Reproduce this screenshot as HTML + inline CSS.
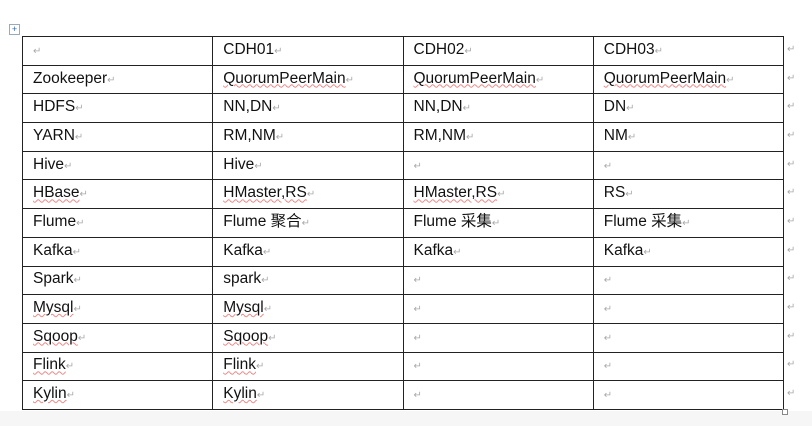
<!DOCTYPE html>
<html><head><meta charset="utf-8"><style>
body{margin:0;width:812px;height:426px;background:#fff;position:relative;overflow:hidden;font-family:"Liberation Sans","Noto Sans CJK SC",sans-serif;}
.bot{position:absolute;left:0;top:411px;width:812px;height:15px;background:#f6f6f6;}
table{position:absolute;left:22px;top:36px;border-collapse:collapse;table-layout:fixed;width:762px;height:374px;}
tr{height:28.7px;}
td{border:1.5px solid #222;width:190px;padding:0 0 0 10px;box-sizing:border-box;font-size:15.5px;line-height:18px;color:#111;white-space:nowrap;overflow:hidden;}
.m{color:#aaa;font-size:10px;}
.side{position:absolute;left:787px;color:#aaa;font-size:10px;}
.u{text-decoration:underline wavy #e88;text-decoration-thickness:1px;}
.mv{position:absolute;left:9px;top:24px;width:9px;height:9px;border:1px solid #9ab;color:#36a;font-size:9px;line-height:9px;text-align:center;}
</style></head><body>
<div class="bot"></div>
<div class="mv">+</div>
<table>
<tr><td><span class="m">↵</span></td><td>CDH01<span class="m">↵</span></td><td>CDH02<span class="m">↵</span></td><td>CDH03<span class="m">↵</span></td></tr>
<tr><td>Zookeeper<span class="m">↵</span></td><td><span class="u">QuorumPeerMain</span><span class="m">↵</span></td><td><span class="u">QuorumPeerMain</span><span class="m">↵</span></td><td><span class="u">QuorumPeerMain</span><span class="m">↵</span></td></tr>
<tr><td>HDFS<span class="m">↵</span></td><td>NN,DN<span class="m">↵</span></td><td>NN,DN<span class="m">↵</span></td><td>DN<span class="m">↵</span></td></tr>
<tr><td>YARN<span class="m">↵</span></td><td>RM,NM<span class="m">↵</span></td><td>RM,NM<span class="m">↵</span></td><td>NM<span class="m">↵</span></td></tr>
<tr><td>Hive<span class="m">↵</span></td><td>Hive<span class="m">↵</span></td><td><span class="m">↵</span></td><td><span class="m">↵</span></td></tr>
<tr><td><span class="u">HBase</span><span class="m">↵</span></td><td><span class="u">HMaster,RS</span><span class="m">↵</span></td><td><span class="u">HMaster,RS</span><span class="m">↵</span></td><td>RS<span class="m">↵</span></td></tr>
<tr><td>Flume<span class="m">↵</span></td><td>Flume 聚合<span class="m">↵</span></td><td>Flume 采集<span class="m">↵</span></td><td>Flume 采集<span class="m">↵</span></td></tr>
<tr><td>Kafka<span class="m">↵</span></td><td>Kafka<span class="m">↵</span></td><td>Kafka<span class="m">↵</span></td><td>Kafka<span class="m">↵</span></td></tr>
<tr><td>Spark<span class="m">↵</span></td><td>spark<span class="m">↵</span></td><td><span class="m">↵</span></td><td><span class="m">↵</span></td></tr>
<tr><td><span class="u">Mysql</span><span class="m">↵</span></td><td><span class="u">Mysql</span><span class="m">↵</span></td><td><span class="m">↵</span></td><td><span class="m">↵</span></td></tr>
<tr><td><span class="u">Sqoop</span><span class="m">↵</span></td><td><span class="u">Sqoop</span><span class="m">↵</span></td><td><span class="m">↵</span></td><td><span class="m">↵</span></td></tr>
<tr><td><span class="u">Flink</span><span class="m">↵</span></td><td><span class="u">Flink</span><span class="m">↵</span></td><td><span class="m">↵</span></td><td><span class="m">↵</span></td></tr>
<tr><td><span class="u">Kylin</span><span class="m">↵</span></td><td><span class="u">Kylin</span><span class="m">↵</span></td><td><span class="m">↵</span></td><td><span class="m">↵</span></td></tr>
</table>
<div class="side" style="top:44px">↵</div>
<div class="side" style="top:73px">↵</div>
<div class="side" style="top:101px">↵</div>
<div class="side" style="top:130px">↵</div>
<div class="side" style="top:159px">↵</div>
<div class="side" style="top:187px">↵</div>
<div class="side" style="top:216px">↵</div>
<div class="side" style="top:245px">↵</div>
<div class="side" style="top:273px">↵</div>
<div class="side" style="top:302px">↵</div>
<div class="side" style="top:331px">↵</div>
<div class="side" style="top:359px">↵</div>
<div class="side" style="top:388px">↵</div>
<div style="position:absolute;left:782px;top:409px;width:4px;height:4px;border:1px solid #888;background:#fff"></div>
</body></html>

────────────────

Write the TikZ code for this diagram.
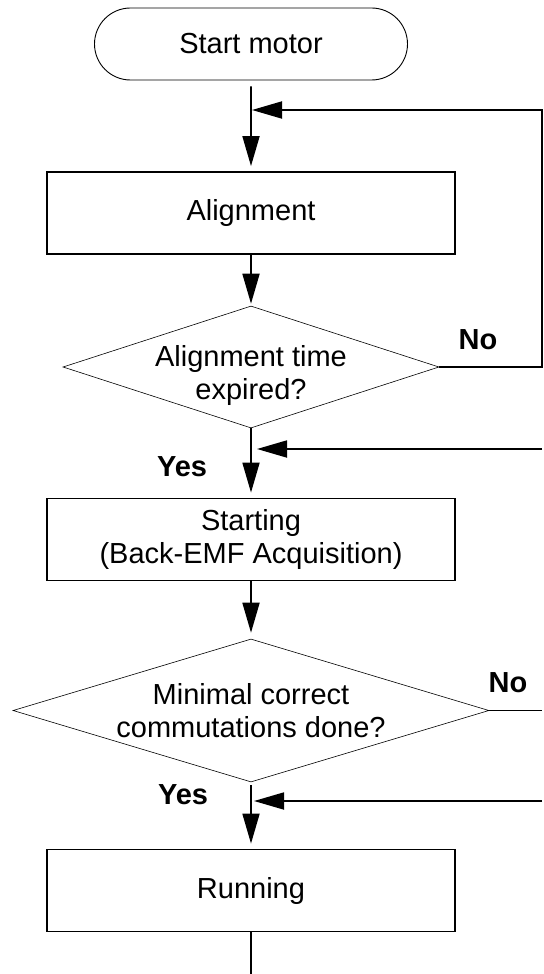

────────────────

§ **What is required**: Write out every line from the entries where "this" appears.

§ **Written answer**:
Reproduce this screenshot as HTML + inline CSS.
Write the TikZ code for this diagram.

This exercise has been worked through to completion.